Money woes, job loss and business closures are fueling another battle as people cope with the threat of illness from the coronavirus. In a note to clients last Sunday, Jan Hatzius, the chief economist at Goldman Sachs, says the firm predicts zero US economic growth in the first two quarters of 2020, reports CNBC.
“We expect US economic activity to contract sharply in the remainder of March and throughout April as virus fears lead consumers and businesses to continue to cut back on spending such as travel, entertainment, and restaurant meals.”
By the second quarter, Goldman projects a 24% decline in gross domestic product, with an uptick of 12% in the third quarter – on the heels of 9% unemployment.
JP Morgan analysts expect to see a 14% plunge in GDP in the next three months.
Reports Russell Berman for The Atlantic,
“Under the Goldman Sachs estimate, the jobs gone would total 14 million. By comparison, a rough total of about 8.7 million jobs disappeared in the Great Recession a decade ago, but those losses were spread out over years. This would occur in a single springtime.”
And unlike the labor force participation rate, unemployment figures do not factor in people who will have stopped looking for work – namely those workers who are at risk of having their entire industry disrupted or decimated, from travel to hospitality to in-person performances and venues.
The seismic jolt to the economy, sparked by city and statewide lockdowns and stay-at-home orders, is expected to reverberate. Mark Zandi, the chief economist at Moody’s Analytics who claims that 18% of the US labor force is at risk, says the American economy will be rocked by three massive waves.
“The first is occurring now, as businesses close and the economy grinds to a halt. Next will be the job losses.
‘The third wave will hit when people realize they are worth so much less, particularly the Boomers, who are focused on their retirement,’ Zandi told me. ‘When they realize their nest egg has evaporated, they’ll go into panic mode and cut back on spending, and that further exacerbates the problem.’”
In an article published by The Inquirer, cardiologist David J. Goldberg joins other healthcare professionals who are calling upon the government to act quickly by repurposing hotels and empty parking lots to help fill a shortage of hospital beds as the outbreak continues.
“With any great threat to the status quo, there is a certain cognitive dissonance that makes it difficult to comprehend the magnitude of the impending calamity. The novel coronavirus is no exception.
While we are all vaguely aware of the potential challenge brought by the combination of a rapidly expanding disease prevalence, plus the coming shortage of intensive care beds, it is still hard to fathom exactly what that means.”
On January 27th, there were roughly 2,800 confirmed cases of coronavirus around the world. In the span of nearly two months, the number of confirmed cases has jumped more than a hundredfold, with the tally of reported cases worldwide now topping 300,000, according to data compiled by Johns Hopkins.

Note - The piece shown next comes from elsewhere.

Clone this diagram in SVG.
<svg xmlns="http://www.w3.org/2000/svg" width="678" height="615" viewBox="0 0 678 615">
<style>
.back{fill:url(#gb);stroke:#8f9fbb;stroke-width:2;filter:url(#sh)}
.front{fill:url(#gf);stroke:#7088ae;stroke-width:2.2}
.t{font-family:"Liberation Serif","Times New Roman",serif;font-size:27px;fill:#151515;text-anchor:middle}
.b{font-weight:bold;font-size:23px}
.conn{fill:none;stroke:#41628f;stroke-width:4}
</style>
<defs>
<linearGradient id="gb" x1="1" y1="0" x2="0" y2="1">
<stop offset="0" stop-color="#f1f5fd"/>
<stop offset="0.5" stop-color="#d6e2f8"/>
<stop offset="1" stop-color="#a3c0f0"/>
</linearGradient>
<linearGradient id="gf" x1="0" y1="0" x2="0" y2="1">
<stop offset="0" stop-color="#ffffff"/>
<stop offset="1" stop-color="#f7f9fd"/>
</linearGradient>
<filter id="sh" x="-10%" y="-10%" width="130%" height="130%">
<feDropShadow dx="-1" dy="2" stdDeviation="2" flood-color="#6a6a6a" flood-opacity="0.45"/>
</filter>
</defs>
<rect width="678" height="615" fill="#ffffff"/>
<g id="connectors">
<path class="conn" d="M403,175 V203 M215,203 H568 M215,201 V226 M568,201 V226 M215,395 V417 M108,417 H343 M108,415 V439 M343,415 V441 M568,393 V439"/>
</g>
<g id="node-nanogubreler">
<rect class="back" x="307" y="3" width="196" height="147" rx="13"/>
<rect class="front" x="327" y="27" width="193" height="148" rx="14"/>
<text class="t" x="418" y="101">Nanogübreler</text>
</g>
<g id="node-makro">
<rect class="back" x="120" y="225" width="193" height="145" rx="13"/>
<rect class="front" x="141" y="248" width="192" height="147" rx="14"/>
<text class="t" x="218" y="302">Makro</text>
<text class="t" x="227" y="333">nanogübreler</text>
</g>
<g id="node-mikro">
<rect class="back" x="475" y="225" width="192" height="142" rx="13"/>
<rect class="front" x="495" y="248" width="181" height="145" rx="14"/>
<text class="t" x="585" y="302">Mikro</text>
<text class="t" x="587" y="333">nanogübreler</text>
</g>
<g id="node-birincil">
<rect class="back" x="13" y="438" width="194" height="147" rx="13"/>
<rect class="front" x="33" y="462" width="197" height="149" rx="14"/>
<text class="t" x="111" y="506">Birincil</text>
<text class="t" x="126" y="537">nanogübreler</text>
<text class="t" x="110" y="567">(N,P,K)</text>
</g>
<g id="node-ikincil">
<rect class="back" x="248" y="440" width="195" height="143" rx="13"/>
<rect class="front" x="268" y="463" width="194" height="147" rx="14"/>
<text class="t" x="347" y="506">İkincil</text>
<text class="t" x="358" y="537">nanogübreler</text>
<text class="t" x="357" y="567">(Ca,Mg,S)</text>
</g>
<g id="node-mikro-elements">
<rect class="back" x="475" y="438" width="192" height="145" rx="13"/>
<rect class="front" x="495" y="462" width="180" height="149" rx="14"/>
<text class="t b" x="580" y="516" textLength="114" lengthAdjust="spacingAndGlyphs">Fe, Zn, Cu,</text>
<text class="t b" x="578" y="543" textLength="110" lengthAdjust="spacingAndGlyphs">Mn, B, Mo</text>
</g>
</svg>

Absent any proven drug treatment for patients who have contracted the virus, scientists are working at breakneck speed to find a cure.
At a news conference on Saturday, President Trump characterized the virus as “a violent spread” afflicting 148 countries. The Trump administration now says it’s close to approving an economic rescue package and also affirms that the government is working with a number of major corporations to step up support for healthcare workers who need masks, gloves, ventilators and other life-saving equipment to fight the outbreak. Critics note, however, that Trump has yet to invoke the Defense Production Act that in order to push automakers, clothing companies and other manufacturers to produce medical supplies.
While Covid-19 is highly contagious, a study published by China shows that out of 44,672 coronavirus cases confirmed in the country by mid February, 81% showed mild symptoms.